Emmi ITÄRANTA
PRESSES DE LA CITÉ
358pp - 20,00 €
Critique parue en juillet 2017 dans Bifrost n° 87
Après Fille de l’eau, un premier roman traduit dans vingt-et-une langues et sélectionné aux prix Philip K. Dick et Arthur C. Clarke, Emmi Itäranta nous revient avec La Cité des méduses, paru en Finlande en 2015 et récipiendaire du City of Tampere Literary Award.
La traduction du titre finnois, qui évoque une ville aux ruelles tissées, ne rend pas justice au contenu de ce roman de science-fiction. Les méduses y jouent un rôle anecdotique tandis que des toiles suspendues, tissées, détissées et retissées, reconfigurent en permanence le visage de la ville. Eliana est une de ces tisseuses, vivant et travaillant au palais des Toiles. Son frère, copiste, a rejoint le palais des Mots. Si, de prime abord, le décor paraît enchanteur – tout comme à Venise, des gondoles permettent de se déplacer sur les canaux, les édifices de pierre impressionnent par leur prestance et leur résistance aux assauts du temps, les palais manquent de faste et leurs habitants y vivent d’un dur labeur et dans la frugalité. La cité elle-même a perdu de sa superbe. Enclose dans une île menacée par des inondations de plus en plus fréquentes, ses grèves sont envahies par des algues toxiques et ses méduses aux propriétés thérapeutiques se retrouvent décimées par une étrange maladie. La société est une théocratie où l’on révère la Fileuse, un arachnide géant présent bien avant l’arrivée de l’homme. Dirigée par un Conseil tout aussi puissant qu’invisible, elle s’organise en castes et métiers pour que chacun trouve sa place et y reste. La police, redoutable d’efficacité, chasse sans scrupules les Songeurs, ces hommes et femmes capables de rêver. Dangereux car porteurs de la contagieuse peste onirique, ils sont envoyés au palais des Impurs et condamnés aux travaux forcés. Eliana dissimule sa capacité à rêver tout comme elle cache son éducation passée. Lecture et écriture sont réservées aux sages et aux puissants. Le savoir et sa diffusion font l’objet d’un contrôle strict du Conseil. Cette double transgression pourrait l’envoyer en enfer. L’arrivée de Valeria au palais des Toiles, après l’accident qui a coûté la vie à ses parents et une agression qui l’a définitivement mutilée, bouleverse la vie d’Eliana. Analphabète, Valeria ne dispose d’aucun moyen de communication depuis que ses agresseurs lui ont coupé la langue. Le prénom d’Eliana, tatoué à l’encre invisible sur la paume de la main de Valeria, marque le début d’une amitié qui les conduira à bousculer l’ordre établi de la Cité.

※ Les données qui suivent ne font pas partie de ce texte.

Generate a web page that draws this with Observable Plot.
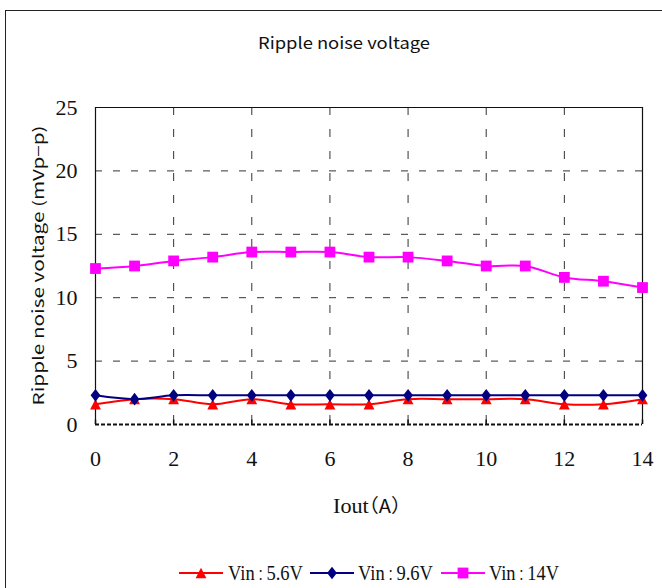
<!DOCTYPE html>
<html>
<head>
<meta charset="utf-8">
<script src="https://cdn.jsdelivr.net/npm/d3@7"></script>
<script src="https://cdn.jsdelivr.net/npm/@observablehq/plot@0.6"></script>
<style>
  html, body { margin: 0; padding: 0; background: #fff; }
  #wrap { position: relative; width: 662px; height: 588px; overflow: hidden; background: #fff; }
  #border { position: absolute; left: 5px; top: 10px; width: 720px; height: 640px; border: 1.6px solid #222; box-sizing: border-box; }
  #chart { position: absolute; left: 0; top: 0; }
  #chart svg text { font-family: "Liberation Serif", "Times New Roman", serif; }
  .ovl { position: absolute; white-space: nowrap; color: #111; transform-origin: 0 50%; }
  #title { font-family: "Noto Sans CJK JP", "Noto Sans", sans-serif; font-size: 16px; }
  #ylab { font-family: "Noto Sans CJK JP", "Noto Sans", sans-serif; font-size: 15px; }
  #xlab { font-family: "Liberation Serif", serif; font-size: 21px; }
  #xlab .p { font-family: "Noto Sans CJK JP", sans-serif; font-size: 19px; font-feature-settings: "halt" 1; }
  .leg { font-family: "Liberation Serif", serif; font-size: 22px; }
  .leg .c { font-family: "Noto Sans CJK JP", sans-serif; font-size: 14px; }
  .sw { position: absolute; }
</style>
</head>
<body>
<div id="wrap">
  <div id="border"></div>
  <div id="chart"></div>
</div>
<script>
// ---- data ----
const iout = [0, 1, 2, 3, 4, 5, 6, 7, 8, 9, 10, 11, 12, 13, 14];
const vin56 = [1.6, 2.0, 2.0, 1.6, 2.0, 1.6, 1.6, 1.6, 2.0, 2.0, 2.0, 2.0, 1.6, 1.6, 2.0];
const vin96 = [2.3, 2.0, 2.3, 2.3, 2.3, 2.3, 2.3, 2.3, 2.3, 2.3, 2.3, 2.3, 2.3, 2.3, 2.3];
const vin14 = [12.3, 12.5, 12.9, 13.2, 13.6, 13.6, 13.6, 13.2, 13.2, 12.9, 12.5, 12.5, 11.6, 11.3, 10.8];
const xTicks = [0, 2, 4, 6, 8, 10, 12, 14];
const yTicks = [0, 5, 10, 15, 20, 25];
const seriesNames = ["Vin：5.6V", "Vin：9.6V", "Vin：14V"];
const seriesColors = ["#FF0000", "#000080", "#FF00FF"];
const titleText = "Ripple noise voltage";
const yLabel = "Ripple noise voltage (mVp−p)";
const xLabelMain = "Iout";
const xLabelUnit = "（A）";

// marker shapes (bounding-box centred, like the spreadsheet markers)
const triSym = {draw(ctx) { const w = 5.4, h = 5.2; ctx.moveTo(0, -h); ctx.lineTo(w, h); ctx.lineTo(-w, h); ctx.closePath(); }};
const diaSym = {draw(ctx) { const w = 4.9, h = 6.3; ctx.moveTo(0, -h); ctx.lineTo(w, 0); ctx.lineTo(0, h); ctx.lineTo(-w, 0); ctx.closePath(); }};
const sqSym = {draw(ctx) { const s = 5.4; ctx.rect(-s, -s, 2 * s, 2 * s); }};
const seriesSymbols = [triSym, diaSym, sqSym];

const allSeries = [vin56, vin96, vin14];
const rows = [];
allSeries.forEach((vals, s) => vals.forEach((v, i) => rows.push({x: iout[i], y: v, s})));

const gridStroke = "#333";
const marks = [
  Plot.ruleY(yTicks.filter(d => d > 0 && d < 25), {stroke: gridStroke, strokeWidth: 1, strokeDasharray: "7,11"}),
  Plot.ruleX(xTicks.filter(d => d > 0 && d < 14), {stroke: gridStroke, strokeWidth: 1, strokeDasharray: "8,14"}),
  Plot.ruleY([25], {stroke: "#111", strokeWidth: 1.2}),
  Plot.ruleX([0, 14], {stroke: "#111", strokeWidth: 1.2}),
  Plot.ruleY([0], {stroke: "#111", strokeWidth: 2.2, strokeDasharray: "4,2"}),
  Plot.ruleX(xTicks, {y1: 0, y2: 0.35, stroke: "#111", strokeWidth: 1.5}),
  Plot.axisX({ticks: xTicks, tickSize: 0, tickPadding: 26, fontSize: 22, label: null, tickFormat: d => String(d)}),
  Plot.axisY({ticks: yTicks, tickSize: 0, tickPadding: 18, fontSize: 22, label: null, tickFormat: d => String(d)})
];
allSeries.forEach((vals, s) => {
  const data = rows.filter(r => r.s === s);
  marks.push(Plot.line(data, {x: "x", y: "y", stroke: seriesColors[s], strokeWidth: 2, curve: "catmull-rom"}));
  marks.push(Plot.dot(data, {x: "x", y: "y", fill: seriesColors[s], stroke: "none", symbol: seriesSymbols[s], r: 5}));
});

const chart = Plot.plot({
  width: 662,
  height: 588,
  marginLeft: 95,
  marginRight: 20,
  marginTop: 107,
  marginBottom: 164,
  x: {domain: [0, 14]},
  y: {domain: [0, 25]},
  style: {background: "transparent", color: "#111", fontFamily: "Liberation Serif"},
  marks
});
document.getElementById("chart").appendChild(chart);

const wrap = document.getElementById("wrap");
function addText(id, cls, html, left, cy, targetW, rotate) {
  const d = document.createElement("div");
  if (id) d.id = id;
  d.className = "ovl " + (cls || "");
  d.innerHTML = html;
  wrap.appendChild(d);
  const w = d.getBoundingClientRect().width;
  const h = d.getBoundingClientRect().height;
  const sx = targetW ? targetW / w : 1;
  if (rotate) {
    d.style.left = (left - w / 2) + "px";
    d.style.top = (cy - h / 2) + "px";
    d.style.transformOrigin = "50% 50%";
    d.style.transform = `rotate(-90deg) scaleX(${sx})`;
  } else {
    d.style.left = left + "px";
    d.style.top = (cy - h / 2) + "px";
    d.style.transform = `scaleX(${sx})`;
  }
  return d;
}
addText("title", "", titleText, 258, 42, 172);
addText("ylab", "", yLabel, 38, 265, 280, true);
addText("xlab", "", `${xLabelMain}<span class="p">${xLabelUnit}</span>`, 333, 505, 68);

// legend
const legLeft = [179, 310, 441];
const legText = [228, 358, 489];
const legW = [75, 75, 70];
seriesNames.forEach((name, s) => {
  const sw = document.createElementNS("http://www.w3.org/2000/svg", "svg");
  sw.setAttribute("width", 44); sw.setAttribute("height", 16);
  sw.setAttribute("class", "sw");
  sw.style.left = legLeft[s] + "px"; sw.style.top = (573 - 8) + "px";
  const ln = document.createElementNS("http://www.w3.org/2000/svg", "line");
  ln.setAttribute("x1", 0); ln.setAttribute("x2", 44); ln.setAttribute("y1", 8); ln.setAttribute("y2", 8);
  ln.setAttribute("stroke", seriesColors[s]); ln.setAttribute("stroke-width", 2);
  sw.appendChild(ln);
  const p = document.createElementNS("http://www.w3.org/2000/svg", "path");
  p.setAttribute("d", d3.symbol(seriesSymbols[s], 64)());
  p.setAttribute("transform", "translate(22,8)");
  p.setAttribute("fill", seriesColors[s]);
  sw.appendChild(p);
  wrap.appendChild(sw);
  const parts = name.split("：");
  addText(null, "leg", `${parts[0]}<span class="c">：</span>${parts[1]}`, legText[s], 573, legW[s]);
});
</script>
</body>
</html>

Emmi Itäranta emprunte aux codes de la fantasy pour produire un roman dystopique de bonne facture. Elle distille ses révélations au compte-goutte autour d’un personnage principal réussi. Le rythme, délibérément lent, se prête à l’ambiance onirique et poétique du texte. Il est contrebalancé par une narration au présent qui insuffle énergie et vivacité à un roman qui vaut qu’on s’y arrête.